During 2007, the Internal Revenue Service (IRS) granted conditional waivers regarding the funding
of the Delphi Hourly-Rate Employees Pension Plan (the Hourly Plan) and the Delphi Retirement
Program for Salaried Employees (the Salaried Plan) for the plan years ended September 30, 2006
and 2007 as further described in Note 2. Transformation Plan and Chapter 11 Bankruptcy in the
Quarterly Report on Form 10-Q for the quarter ended March 31, 2008 filed with the SEC. Pursuant to
the pertinent terms of the waivers, Delphi provided to the Pension Benefit Guaranty Corporation
(PBGC) letters of credit in favor of the Hourly and Salaried Plans in the amount of $122.5
million to support funding obligations under the Hourly Plan and $50 million to support funding
obligations under the Salaried Plan. In May 2008, the waivers expired and the PBGC drew against the
$172.5 million of letters of credit in favor of the Hourly and Salaried Plans. The cash proceeds
from the letters of credit have been designated as Delphi employer contributions to the plans for
the plan year ending September 30, 2008. The contributions of July 14 and 15, 2008 represent the
portion of the pension contribution attributable to services rendered by employees of the Debtors
in the second quarter of 2008. For the Hourly and Salaried Plans, approximately $17.6 million and
$28.4 million, respectively, of the proceeds from the letters of credit were applied to this July
15, 2008 quarterly contribution.

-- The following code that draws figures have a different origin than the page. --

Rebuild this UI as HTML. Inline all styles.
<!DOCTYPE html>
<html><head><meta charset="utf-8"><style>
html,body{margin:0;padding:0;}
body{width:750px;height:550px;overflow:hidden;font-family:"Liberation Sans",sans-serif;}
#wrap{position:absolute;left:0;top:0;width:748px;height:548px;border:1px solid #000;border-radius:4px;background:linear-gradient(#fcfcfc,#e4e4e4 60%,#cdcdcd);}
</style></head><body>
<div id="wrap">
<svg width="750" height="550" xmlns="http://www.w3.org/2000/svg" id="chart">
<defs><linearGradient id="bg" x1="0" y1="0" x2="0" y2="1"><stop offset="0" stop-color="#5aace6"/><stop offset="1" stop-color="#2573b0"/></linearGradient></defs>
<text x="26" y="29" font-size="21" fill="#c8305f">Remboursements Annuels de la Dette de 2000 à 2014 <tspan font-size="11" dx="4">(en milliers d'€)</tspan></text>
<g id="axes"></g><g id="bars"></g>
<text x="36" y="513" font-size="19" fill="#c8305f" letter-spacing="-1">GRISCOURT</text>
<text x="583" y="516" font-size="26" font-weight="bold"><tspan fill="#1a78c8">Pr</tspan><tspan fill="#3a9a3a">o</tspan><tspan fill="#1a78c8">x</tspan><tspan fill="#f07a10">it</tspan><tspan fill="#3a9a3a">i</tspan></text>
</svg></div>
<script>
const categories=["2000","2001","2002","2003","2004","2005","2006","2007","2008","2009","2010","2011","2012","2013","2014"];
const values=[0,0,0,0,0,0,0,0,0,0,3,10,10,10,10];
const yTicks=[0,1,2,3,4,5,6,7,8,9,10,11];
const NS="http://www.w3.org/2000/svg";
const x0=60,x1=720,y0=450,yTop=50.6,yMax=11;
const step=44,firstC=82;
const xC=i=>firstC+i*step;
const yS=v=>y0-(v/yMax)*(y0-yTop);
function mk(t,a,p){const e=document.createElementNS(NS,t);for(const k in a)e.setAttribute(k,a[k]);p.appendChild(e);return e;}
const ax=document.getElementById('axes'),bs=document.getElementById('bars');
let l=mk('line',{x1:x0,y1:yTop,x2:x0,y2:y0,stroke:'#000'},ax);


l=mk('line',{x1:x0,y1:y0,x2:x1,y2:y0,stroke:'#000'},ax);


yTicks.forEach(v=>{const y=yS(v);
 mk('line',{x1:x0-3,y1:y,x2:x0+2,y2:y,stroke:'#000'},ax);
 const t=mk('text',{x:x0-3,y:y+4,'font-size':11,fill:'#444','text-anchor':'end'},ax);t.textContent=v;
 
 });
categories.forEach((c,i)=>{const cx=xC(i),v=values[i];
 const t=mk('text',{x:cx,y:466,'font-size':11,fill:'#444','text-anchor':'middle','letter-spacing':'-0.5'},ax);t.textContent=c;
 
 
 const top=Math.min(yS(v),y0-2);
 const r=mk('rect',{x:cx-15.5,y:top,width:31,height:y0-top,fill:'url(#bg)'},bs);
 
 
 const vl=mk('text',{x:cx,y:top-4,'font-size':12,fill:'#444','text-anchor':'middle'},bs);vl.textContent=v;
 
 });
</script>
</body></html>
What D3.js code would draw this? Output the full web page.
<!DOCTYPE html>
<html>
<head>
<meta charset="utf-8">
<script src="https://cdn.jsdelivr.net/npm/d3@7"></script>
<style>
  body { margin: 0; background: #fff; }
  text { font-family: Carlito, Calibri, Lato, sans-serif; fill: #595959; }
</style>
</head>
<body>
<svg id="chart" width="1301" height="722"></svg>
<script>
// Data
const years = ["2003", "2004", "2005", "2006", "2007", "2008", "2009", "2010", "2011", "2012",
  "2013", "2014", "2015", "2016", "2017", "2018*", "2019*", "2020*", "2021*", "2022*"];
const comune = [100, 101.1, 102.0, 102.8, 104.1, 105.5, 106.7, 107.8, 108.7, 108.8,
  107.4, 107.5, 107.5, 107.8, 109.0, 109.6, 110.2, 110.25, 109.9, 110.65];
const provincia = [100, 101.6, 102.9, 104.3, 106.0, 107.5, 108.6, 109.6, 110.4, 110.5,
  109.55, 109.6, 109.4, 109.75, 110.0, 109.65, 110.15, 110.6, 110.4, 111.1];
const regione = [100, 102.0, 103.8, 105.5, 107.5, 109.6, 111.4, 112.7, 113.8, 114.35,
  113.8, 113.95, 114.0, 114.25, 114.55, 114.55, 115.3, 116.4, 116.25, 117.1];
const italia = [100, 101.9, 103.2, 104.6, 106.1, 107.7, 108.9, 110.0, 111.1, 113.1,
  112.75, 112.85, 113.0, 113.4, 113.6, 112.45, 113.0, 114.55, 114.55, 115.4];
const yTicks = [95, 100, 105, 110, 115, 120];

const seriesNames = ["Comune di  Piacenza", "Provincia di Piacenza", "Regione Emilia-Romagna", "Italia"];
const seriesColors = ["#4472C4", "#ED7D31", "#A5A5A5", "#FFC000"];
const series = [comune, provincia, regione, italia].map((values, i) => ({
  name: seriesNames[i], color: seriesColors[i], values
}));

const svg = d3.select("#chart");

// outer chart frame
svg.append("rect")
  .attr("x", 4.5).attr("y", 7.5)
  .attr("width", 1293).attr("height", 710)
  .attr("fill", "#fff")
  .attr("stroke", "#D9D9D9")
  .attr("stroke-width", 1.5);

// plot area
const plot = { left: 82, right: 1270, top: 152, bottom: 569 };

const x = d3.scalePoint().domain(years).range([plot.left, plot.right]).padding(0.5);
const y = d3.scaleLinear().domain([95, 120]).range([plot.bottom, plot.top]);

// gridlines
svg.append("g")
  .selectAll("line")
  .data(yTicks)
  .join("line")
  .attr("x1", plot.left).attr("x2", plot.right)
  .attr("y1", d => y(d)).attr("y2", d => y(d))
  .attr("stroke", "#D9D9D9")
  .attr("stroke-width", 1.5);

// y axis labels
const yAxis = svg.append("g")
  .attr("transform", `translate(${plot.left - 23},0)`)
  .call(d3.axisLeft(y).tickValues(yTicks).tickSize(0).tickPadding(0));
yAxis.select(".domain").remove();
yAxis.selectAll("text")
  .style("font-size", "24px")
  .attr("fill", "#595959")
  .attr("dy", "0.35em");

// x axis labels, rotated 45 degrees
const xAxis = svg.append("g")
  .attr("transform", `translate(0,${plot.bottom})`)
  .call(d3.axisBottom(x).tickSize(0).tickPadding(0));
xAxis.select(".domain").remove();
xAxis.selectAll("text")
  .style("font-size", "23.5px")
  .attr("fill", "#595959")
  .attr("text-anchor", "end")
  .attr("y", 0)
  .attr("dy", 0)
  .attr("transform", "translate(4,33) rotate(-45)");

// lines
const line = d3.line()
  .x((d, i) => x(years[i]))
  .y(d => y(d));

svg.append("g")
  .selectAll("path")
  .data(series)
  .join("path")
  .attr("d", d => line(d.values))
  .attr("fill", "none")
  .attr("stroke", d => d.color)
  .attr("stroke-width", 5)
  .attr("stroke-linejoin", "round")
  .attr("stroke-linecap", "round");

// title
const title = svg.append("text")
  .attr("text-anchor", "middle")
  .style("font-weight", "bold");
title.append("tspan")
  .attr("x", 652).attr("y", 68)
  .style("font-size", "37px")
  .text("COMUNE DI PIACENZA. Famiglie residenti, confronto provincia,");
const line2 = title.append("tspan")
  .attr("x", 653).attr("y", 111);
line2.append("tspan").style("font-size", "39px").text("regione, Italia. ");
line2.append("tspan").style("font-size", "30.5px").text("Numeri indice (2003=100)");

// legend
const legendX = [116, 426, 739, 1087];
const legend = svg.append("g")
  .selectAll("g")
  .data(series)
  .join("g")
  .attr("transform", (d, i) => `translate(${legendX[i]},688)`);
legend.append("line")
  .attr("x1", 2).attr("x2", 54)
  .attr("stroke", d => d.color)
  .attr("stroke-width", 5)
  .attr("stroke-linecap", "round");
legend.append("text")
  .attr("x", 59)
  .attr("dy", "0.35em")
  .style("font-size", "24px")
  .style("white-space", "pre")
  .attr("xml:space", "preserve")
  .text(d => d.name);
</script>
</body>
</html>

Under the Employee Retirement Income Security Act and the U.S.
Internal Revenue Code, a minimum funding payment of approximately $333 million to the U.S. pension
plans was due on July 15, 2008. As permitted under Chapter 11, however, Delphi contributed only the
portion of the contribution attributable to post-bankruptcy-petition service using cash and a
portion of the proceeds from the letters of credit. The unpaid portion of the minimum funding
payments remains payable as a claim against Delphi and will be determined in Delphis plan of
reorganization with other claims. Delphi has appointed an independent fiduciary for all of its tax
qualified defined benefit pension plans who is charged with pursuing claims on behalf of the plans
to recover minimum funding contributions.